Your task is to copy every line of the entries that contains "this".

* start Records shown *

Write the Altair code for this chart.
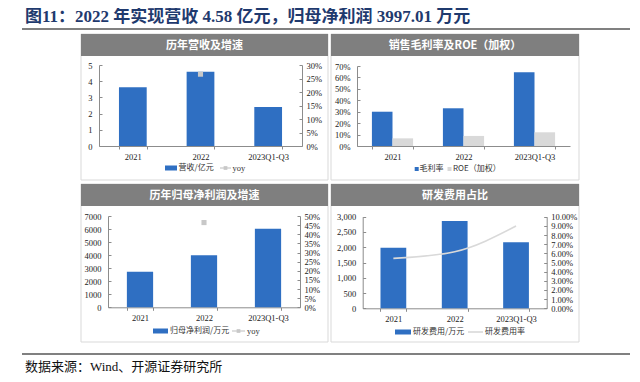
import altair as alt
import pandas as pd

# ---------------- data ----------------
cats = ["2021", "2022", "2023Q1-Q3"]
revenue = [3.63, 4.58, 2.41]            # 营收/亿元
revenue_yoy = [None, 26.6, None]        # yoy %
gross_margin = [30.0, 33.0, 64.5]       # 毛利率 %
roe_weighted = [6.7, 8.8, 12.0]         # ROE（加权）%
net_profit = [2730, 3997.01, 6030]      # 归母净利润/万元
profit_yoy = [None, 46.4, None]         # yoy %
rd_expense = [1985, 2860, 2160]         # 研发费用/万元
rd_ratio = [5.45, 6.18, 8.98]           # 研发费用率 %

header = "图11：2022 年实现营收 4.58 亿元，归母净利润 3997.01 万元"
footer = "数据来源：Wind、开源证券研究所"
panel_titles = ["历年营收及增速", "销售毛利率及ROE（加权）", "历年归母净利润及增速", "研发费用占比"]

# ---------------- style ----------------
SERIF = "Liberation Serif, Noto Sans CJK SC"
CJK = "Noto Sans CJK SC"
BLUE = "#2F6FC2"
LGRAY = "#D9D9D9"
MGRAY = "#C8C8C8"
AX = "#8C8C8C"
TXT = "#222222"
ONE = pd.DataFrame({"k": [0]})

VW, VH = 622, 364   # single view covering the figure (page offset 8px)


def P(v):
    return v - 8


def vtext(x, y, s, size=8, font=CJK, color="#333333", align="left", weight="normal"):
    return alt.Chart(ONE).mark_text(text=s, align=align, baseline="middle", font=font,
                                    fontSize=size, color=color, fontWeight=weight).encode(
        x=alt.value(P(x)), y=alt.value(P(y)))


def vrect(x1, x2, y1, y2, color):
    return alt.Chart(ONE).mark_rect(color=color).encode(
        x=alt.value(P(x1)), x2=alt.value(P(x2)), y=alt.value(P(y1)), y2=alt.value(P(y2)))


def vframe(x1, x2, y1, y2, color):
    return alt.Chart(ONE).mark_rect(fillOpacity=0, stroke=color, strokeWidth=1).encode(
        x=alt.value(P(x1)), x2=alt.value(P(x2)), y=alt.value(P(y1)), y2=alt.value(P(y2)))


def vrule(x1, x2, y, color, w):
    return alt.Chart(ONE).mark_rule(color=color, strokeWidth=w).encode(
        x=alt.value(P(x1)), x2=alt.value(P(x2)), y=alt.value(P(y)))


def vsquare(x, y, color, size):
    return alt.Chart(ONE).mark_square(color=color, size=size, opacity=1).encode(
        x=alt.value(P(x)), y=alt.value(P(y)))


def panel_box(x1, x2, y1, y2, text):
    return [vframe(x1, x2, y1, y2, LGRAY),
            vrect(x1, x2, y1, y1 + 22, "#7F7F7F"),
            vtext((x1 + x2) / 2, y1 + 11.5, text, size=11, font=CJK, color="white",
                  align="center", weight="bold")]


def xaxis(yb):
    return alt.Axis(orient="bottom", offset=P(yb) - VH, labelAngle=0, tickBand="extent",
                    tickSize=3, labelPadding=3, labelFont=SERIF, labelFontSize=8.5,
                    labelColor=TXT, domainColor=AX, tickColor=AX, grid=False)


def xenc(xl, xr, yb, p, shift=0.0, axis=True):
    kw = {"axis": xaxis(yb)} if axis else {"axis": None}
    return alt.X("cat:N", sort=cats, title=None,
                 scale=alt.Scale(domain=cats, range=[P(xl) + shift, P(xr) + shift],
                                 paddingInner=p, paddingOuter=p / 2), **kw)


def yscale(dom, yb, yt):
    return alt.Scale(domain=dom, range=[P(yb), P(yt)], nice=False)


def left_axis(xl, values, **kw):
    return alt.Axis(orient="left", offset=-P(xl), values=values, tickSize=0, labelPadding=7,
                    title=None, grid=False, domainColor=AX, labelFont=SERIF, labelFontSize=8.5,
                    labelColor=TXT, **kw)


def left_inner_ticks(xl, values):
    return alt.Axis(orient="right", offset=P(xl) - VW, values=values, labels=False, domain=False,
                    tickSize=3, tickColor=AX, grid=False, title=None)


def right_axis(xr, values, **kw):
    return alt.Axis(orient="right", offset=P(xr) - VW, values=values, tickSize=0, labelPadding=4,
                    title=None, grid=False, domainColor=AX, labelFont=SERIF, labelFontSize=8.5,
                    labelColor=TXT, **kw)


def right_inner_ticks(xr, values):
    return alt.Axis(orient="left", offset=-P(xr), values=values, labels=False, domain=False,
                    tickSize=3, tickColor=AX, grid=False, title=None)


PCT = "datum.label + '%'"

# ---------------- panel 1: 营收 (page coords) ----------------
xl, xr, yb, yt = 99, 302, 146, 65
df1 = pd.DataFrame({"cat": cats, "rev": revenue, "yoy": revenue_yoy})
X1 = xenc(xl, xr, yb, 0.59)
s1 = yscale([0, 5], yb, yt)
s1r = yscale([0, 30], yb, yt)
v1 = [0, 1, 2, 3, 4, 5]
v1r = [0, 5, 10, 15, 20, 25, 30]
yoy1 = alt.Chart(df1).transform_filter("datum.yoy != null")
p1 = alt.layer(
    alt.Chart(df1).mark_bar(color=BLUE).encode(x=X1, y=alt.Y("rev:Q", scale=s1, axis=left_axis(xl, v1))),
    alt.Chart(df1).mark_point(opacity=0).encode(x=X1, y=alt.Y("rev:Q", scale=s1, axis=left_inner_ticks(xl, v1))),
    yoy1.mark_square(color=MGRAY, size=26, opacity=1).encode(
        x=X1, y=alt.Y("yoy:Q", scale=s1r, axis=right_axis(xr, v1r, labelExpr=PCT))),
    yoy1.mark_point(opacity=0).encode(x=X1, y=alt.Y("yoy:Q", scale=s1r, axis=right_inner_ticks(xr, v1r))),
).resolve_scale(y="independent")

# ---------------- panel 2: 毛利率 / ROE ----------------
xl, xr, yb, yt = 357, 570, 146, 66
df2 = pd.DataFrame({"cat": cats, "gm": gross_margin, "roe": roe_weighted})
half = (P(xr) - P(xl)) / 3 * 0.29 / 2
s2 = yscale([0, 70], yb, yt)
v2 = [0, 10, 20, 30, 40, 50, 60, 70]
p2 = alt.layer(
    alt.Chart(df2).mark_bar(color=BLUE).encode(
        x=xenc(xl, xr, yb, 0.71, shift=-half, axis=False),
        y=alt.Y("gm:Q", scale=s2, axis=left_axis(xl, v2, labelExpr=PCT))),
    alt.Chart(df2).mark_bar(color=LGRAY).encode(
        x=xenc(xl, xr, yb, 0.71, shift=half, axis=False),
        y=alt.Y("roe:Q", scale=s2, axis=None)),
    alt.Chart(df2).mark_point(opacity=0).encode(
        x=xenc(xl, xr, yb, 0.42),
        y=alt.Y("gm:Q", scale=s2, axis=left_inner_ticks(xl, v2))),
).resolve_scale(x="independent", y="independent")

# ---------------- panel 3: 归母净利润 ----------------
xl, xr, yb, yt = 108, 300, 307.3, 216
df3 = pd.DataFrame({"cat": cats, "np": net_profit, "yoy": profit_yoy})
X3 = xenc(xl, xr, yb, 0.59)
s3 = yscale([0, 7000], yb, yt)
s3r = yscale([0, 50], yb, yt)
v3 = [0, 1000, 2000, 3000, 4000, 5000, 6000, 7000]
v3r = [0, 5, 10, 15, 20, 25, 30, 35, 40, 45, 50]
yoy3 = alt.Chart(df3).transform_filter("datum.yoy != null")
p3 = alt.layer(
    alt.Chart(df3).mark_bar(color=BLUE).encode(x=X3, y=alt.Y("np:Q", scale=s3, axis=left_axis(xl, v3, format="d"))),
    alt.Chart(df3).mark_point(opacity=0).encode(x=X3, y=alt.Y("np:Q", scale=s3, axis=left_inner_ticks(xl, v3))),
    yoy3.mark_square(color=MGRAY, size=26, opacity=1).encode(
        x=X3, y=alt.Y("yoy:Q", scale=s3r, axis=right_axis(xr, v3r, labelExpr=PCT))),
    yoy3.mark_point(opacity=0).encode(x=X3, y=alt.Y("yoy:Q", scale=s3r, axis=right_inner_ticks(xr, v3r))),
).resolve_scale(y="independent")

# ---------------- panel 4: 研发费用 ----------------
xl, xr, yb, yt = 362.7, 546.7, 308.3, 216.7
df4 = pd.DataFrame({"cat": cats, "rd": rd_expense, "ratio": rd_ratio})
X4 = xenc(xl, xr, yb, 0.58)
s4 = yscale([0, 3000], yb, yt)
s4r = yscale([0, 10], yb, yt)
v4 = [0, 500, 1000, 1500, 2000, 2500, 3000]
v4r = [0, 1, 2, 3, 4, 5, 6, 7, 8, 9, 10]
p4 = alt.layer(
    alt.Chart(df4).mark_bar(color=BLUE).encode(x=X4, y=alt.Y("rd:Q", scale=s4, axis=left_axis(xl, v4, format=",.0f"))),
    alt.Chart(df4).mark_point(opacity=0).encode(x=X4, y=alt.Y("rd:Q", scale=s4, axis=left_inner_ticks(xl, v4))),
    alt.Chart(df4).mark_line(color=LGRAY, strokeWidth=1.6, interpolate="monotone").encode(
        x=X4, y=alt.Y("ratio:Q", scale=s4r, axis=right_axis(xr, v4r, format=".2f", labelExpr=PCT))),
    alt.Chart(df4).mark_point(opacity=0).encode(x=X4, y=alt.Y("ratio:Q", scale=s4r, axis=right_inner_ticks(xr, v4r))),
).resolve_scale(y="independent")

decor = (
    [vtext(25, 17, header, size=17, font=SERIF, color="#1F3A6E", weight="bold"),
     vrule(22, 630, 29, "#808080", 2),
     vrule(22, 630, 354, "#808080", 2),
     vtext(25, 367, footer, size=13, font=SERIF, color="#111111")]
    + panel_box(81, 328, 34, 180, panel_titles[0])
    + panel_box(331, 579, 34, 180, panel_titles[1])
    + panel_box(81, 328, 184, 342, panel_titles[2])
    + panel_box(331, 579, 184, 342, panel_titles[3])
)

legends = [
    vrect(165, 177, 165.5, 170.5, BLUE), vtext(178.5, 168, "营收/亿元"),
    vrule(220, 231, 168, MGRAY, 1.2), vsquare(225.5, 168, MGRAY, 14), vtext(232.5, 168, "yoy", font=SERIF, size=8.5),
    vsquare(416.7, 169, BLUE, 16), vtext(419.5, 169, "毛利率"),
    vsquare(449.5, 169, LGRAY, 16), vtext(453, 169, "ROE（加权）"),
    vrect(153, 168, 328.5, 333.5, BLUE), vtext(170, 331, "归母净利润/万元"),
    vrule(232, 245, 331, MGRAY, 1.2), vsquare(238.5, 331, MGRAY, 14), vtext(247, 331, "yoy", font=SERIF, size=8.5),
    vrect(395, 411, 329.5, 334.5, BLUE), vtext(413, 332, "研发费用/万元"),
    vrule(468, 483, 332, LGRAY, 1.6), vtext(485, 332, "研发费用率"),
]

chart = alt.layer(*decor, p1, p2, p3, p4, *legends).resolve_scale(
    x="independent", y="independent"
).properties(
    width=VW, height=VH, padding=0,
    autosize=alt.AutoSizeParams(type="pad"),
    background="white",
).configure_view(stroke="white", strokeWidth=0)

chart.save("out.html", embed_options={"renderer": "svg", "actions": False})
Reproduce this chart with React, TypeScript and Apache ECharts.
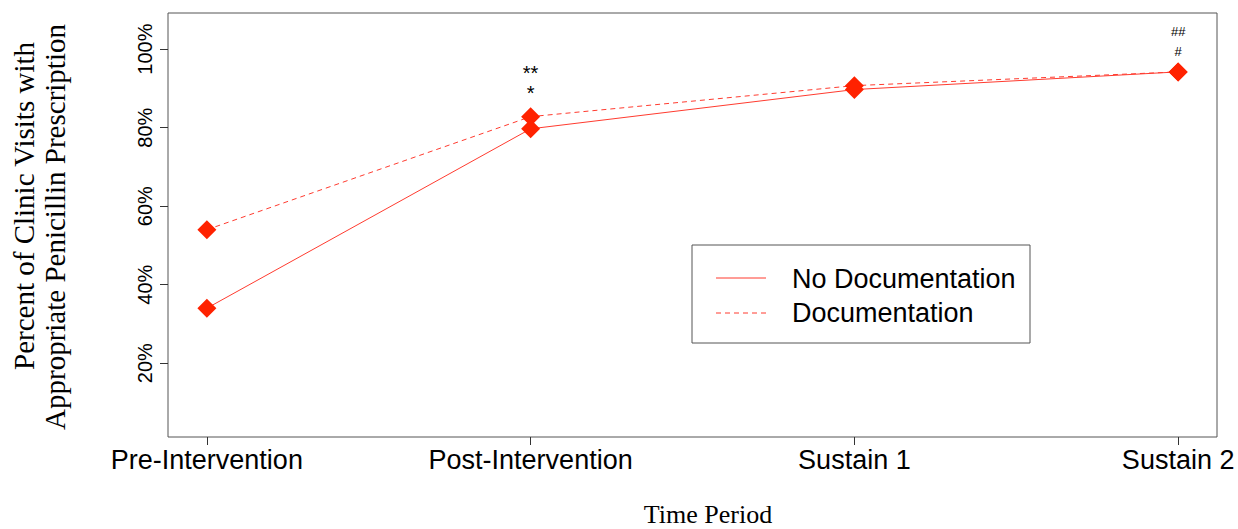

* end Records shown *

Solution:
Write the Altair code for this chart.
Reproduce this chart with React, TypeScript and Apache ECharts.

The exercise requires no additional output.